Right. OK. Let us pause for a moment and reflect on why it was that John Sculley was ousted as Apple CEO all the way back in October of 1993:
In July Apple reported its worst quarterly loss ever, $188 million, and Sculley stepped down as chief executive …
Twenty-four hours before Sculley resigned Friday, the company reported a 97 percent drop in third-quarter earnings from a year earlier, to $2.7 million, among the weakest results in the company’s history.
This past quarter, Apple recorded its third highest revenue ever and, while profits were down year-over-year, its fourth highest profit ever.
So, this unfavorable comparison to Sculley is, quite simply, incorrect. But that’s not the only one that our fine pundit class is foisting on us this week.
Don’t force it
Writing for The Boy Genius Report, Tero Kuittinen sees a “Chilling deja vu as Apple starts to echo Nokia circa 2007” (tip o’ the antlers to Hugo Kessler).
Kuittinen is not a stranger to the pointy end of these antlers, having previously opined about how Apple was copying Samsung.

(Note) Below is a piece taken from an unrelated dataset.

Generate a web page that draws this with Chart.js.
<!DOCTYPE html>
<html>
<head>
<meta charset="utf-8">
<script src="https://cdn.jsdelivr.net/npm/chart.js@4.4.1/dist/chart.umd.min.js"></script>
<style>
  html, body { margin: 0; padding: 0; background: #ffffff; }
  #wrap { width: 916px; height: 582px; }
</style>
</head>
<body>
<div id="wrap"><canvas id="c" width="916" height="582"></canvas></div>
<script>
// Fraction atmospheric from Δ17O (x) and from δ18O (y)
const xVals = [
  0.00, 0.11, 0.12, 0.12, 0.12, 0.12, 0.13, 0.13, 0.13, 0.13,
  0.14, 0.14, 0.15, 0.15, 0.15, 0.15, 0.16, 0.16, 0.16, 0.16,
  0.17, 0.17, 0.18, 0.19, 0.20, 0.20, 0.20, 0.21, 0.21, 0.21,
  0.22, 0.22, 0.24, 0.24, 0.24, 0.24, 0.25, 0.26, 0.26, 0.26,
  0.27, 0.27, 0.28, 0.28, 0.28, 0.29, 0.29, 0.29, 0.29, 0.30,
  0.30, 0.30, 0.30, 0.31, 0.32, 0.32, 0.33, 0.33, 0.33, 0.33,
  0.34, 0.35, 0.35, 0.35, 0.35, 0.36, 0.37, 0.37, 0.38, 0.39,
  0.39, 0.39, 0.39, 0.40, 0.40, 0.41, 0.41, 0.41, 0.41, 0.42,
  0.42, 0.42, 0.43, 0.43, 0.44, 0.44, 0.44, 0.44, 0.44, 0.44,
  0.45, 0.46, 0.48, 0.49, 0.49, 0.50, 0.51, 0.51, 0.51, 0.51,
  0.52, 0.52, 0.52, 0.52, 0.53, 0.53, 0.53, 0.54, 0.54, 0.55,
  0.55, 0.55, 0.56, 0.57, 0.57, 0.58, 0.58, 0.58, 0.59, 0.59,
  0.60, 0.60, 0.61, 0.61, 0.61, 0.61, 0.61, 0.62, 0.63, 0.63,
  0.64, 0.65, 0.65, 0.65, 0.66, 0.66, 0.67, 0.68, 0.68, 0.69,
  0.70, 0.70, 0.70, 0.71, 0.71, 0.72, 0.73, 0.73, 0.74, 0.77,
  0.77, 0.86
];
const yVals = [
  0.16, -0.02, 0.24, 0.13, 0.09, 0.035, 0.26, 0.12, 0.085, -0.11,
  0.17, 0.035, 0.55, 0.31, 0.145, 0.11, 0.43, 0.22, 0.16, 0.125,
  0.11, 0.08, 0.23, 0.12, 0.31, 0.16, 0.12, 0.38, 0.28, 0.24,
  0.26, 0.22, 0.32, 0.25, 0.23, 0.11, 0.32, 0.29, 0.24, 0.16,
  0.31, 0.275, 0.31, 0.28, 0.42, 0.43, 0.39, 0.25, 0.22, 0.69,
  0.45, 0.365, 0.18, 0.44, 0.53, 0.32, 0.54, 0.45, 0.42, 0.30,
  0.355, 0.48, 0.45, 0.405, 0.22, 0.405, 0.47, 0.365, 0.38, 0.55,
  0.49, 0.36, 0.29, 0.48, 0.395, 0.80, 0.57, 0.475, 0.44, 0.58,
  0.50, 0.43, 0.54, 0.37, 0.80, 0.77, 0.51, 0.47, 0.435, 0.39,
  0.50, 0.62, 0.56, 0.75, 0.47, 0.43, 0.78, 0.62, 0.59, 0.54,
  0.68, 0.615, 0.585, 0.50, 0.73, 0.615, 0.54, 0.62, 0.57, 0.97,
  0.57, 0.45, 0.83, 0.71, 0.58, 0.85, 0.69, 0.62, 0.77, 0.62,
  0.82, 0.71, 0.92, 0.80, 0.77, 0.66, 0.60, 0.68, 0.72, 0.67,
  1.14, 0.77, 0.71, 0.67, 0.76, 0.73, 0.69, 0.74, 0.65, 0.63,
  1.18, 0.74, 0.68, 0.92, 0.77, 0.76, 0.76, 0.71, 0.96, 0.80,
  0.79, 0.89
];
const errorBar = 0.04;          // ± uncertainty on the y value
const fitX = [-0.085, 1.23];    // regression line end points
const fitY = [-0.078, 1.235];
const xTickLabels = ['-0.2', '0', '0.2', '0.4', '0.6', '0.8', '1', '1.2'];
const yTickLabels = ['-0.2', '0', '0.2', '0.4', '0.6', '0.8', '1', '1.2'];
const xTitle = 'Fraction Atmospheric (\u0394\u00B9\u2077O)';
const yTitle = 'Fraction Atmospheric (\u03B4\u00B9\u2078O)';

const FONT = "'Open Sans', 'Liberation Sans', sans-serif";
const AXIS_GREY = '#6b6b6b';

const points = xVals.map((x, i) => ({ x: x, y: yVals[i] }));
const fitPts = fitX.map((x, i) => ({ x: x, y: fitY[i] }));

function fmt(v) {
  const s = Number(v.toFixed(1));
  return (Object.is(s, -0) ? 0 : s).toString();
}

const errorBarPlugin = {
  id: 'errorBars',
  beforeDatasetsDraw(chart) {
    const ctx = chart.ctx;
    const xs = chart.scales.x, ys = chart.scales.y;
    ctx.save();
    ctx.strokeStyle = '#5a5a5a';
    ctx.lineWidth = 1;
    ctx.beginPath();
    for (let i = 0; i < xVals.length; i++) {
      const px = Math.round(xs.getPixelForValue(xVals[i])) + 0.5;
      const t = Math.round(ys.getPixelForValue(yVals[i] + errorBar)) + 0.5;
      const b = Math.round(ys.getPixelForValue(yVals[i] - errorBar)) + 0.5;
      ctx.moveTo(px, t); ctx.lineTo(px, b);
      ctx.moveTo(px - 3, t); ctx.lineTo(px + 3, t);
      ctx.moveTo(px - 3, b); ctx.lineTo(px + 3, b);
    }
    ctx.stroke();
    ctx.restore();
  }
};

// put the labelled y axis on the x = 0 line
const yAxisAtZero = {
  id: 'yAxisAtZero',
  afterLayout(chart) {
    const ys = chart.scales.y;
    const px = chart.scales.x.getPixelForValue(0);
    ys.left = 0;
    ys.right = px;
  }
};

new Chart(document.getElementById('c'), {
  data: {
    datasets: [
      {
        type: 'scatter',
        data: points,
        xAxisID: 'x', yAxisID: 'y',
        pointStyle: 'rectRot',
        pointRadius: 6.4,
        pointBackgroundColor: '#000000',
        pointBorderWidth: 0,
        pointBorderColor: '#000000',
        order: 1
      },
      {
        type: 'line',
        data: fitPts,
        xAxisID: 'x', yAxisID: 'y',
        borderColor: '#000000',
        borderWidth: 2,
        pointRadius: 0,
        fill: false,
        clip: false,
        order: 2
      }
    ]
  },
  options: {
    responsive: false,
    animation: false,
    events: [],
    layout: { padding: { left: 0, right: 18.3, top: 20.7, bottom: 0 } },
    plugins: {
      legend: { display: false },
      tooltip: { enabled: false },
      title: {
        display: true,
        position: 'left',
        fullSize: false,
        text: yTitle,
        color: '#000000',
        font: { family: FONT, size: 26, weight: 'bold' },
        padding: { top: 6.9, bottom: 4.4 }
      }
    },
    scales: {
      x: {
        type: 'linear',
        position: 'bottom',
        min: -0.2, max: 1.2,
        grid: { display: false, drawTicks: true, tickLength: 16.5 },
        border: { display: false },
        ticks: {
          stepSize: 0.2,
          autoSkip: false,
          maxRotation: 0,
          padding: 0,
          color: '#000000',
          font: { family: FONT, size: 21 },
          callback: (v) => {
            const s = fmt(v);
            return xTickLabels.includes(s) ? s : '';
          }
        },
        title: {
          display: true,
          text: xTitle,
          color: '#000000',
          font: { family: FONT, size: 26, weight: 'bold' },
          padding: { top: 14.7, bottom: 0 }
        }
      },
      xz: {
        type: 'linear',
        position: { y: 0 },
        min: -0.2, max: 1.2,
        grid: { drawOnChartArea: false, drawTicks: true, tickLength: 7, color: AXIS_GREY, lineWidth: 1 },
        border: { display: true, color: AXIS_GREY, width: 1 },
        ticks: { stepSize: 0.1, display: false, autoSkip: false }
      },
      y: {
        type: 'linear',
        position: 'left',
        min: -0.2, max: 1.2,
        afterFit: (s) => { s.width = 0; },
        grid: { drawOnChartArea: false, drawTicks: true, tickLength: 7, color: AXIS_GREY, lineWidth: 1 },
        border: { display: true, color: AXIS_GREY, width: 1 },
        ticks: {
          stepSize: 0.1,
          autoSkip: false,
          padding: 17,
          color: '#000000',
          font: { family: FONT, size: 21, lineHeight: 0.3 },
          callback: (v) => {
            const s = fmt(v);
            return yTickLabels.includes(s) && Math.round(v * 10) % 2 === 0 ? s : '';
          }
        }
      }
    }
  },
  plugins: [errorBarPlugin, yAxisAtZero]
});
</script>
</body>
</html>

Oh, no, no, no, we are not doing this again. You can click that link, because it’s to the Macalope piece, but regardless, the horny one assures you that, yes, Kuittinen really wrote that.
You never tire of this game! Why is that?! Has the Macalope ever lied to you?
OK, once he said Rob Enderle was a kind of fish. (He’s really a lichen.)
Anyway, back to how Apple is now totes like Nokia in 2007. There is no simile so paper-thin that a talented tech pundit can’t make a big deal about it!
The strongest parallel is in the weird way both companies started fighting the consumer preference for larger displays at the peak of their profitability… and then dug in as margins began eroding rapidly.
Now, because you are one of the Macalope’s bright and accomplished readers, you will not be surprised to find that nowhere in this piece does he prove that more consumers actually prefer larger displays. There’s no doubt that some consumers do, but Apple continues to sell far more iPhones than Samsung sells Galaxy Notes. The larger Galaxy S4 may increase Samsung’s sales of mondo phones but, to date, more customers are buying phones smaller than 5 inches.
At the peak of its dominance in 2007, Nokia started fighting against the trend towards bigger displays.
Was that what the problem with Nokia was? The size of their phones’ display? Not really. The problem was the operating system and the capability and breadth of apps available for it. Saying it was about screen size is like saying the Civil War was about what color uniforms soldiers should wear. Yeah, screen size is related, but, at the time the iPhone’s larger screen size was a by-product of what differentiated it from Nokia’s phones.
Is there just a tinge of a Finnish accent blighting Cook’s smooth SoCal delivery?
SoCal? Is that what they’re calling Alabama these days?
So, to recap: Other than there being no proof for his contention that the struggling masses are yearning for aircraft-carrier-landing-deck-sized screens, and him totally making up things about the history of the smartphone market, and getting Tim Cook’s accent wrong, Kuittinen is completely right: Apple today is exactly like Nokia in 2007.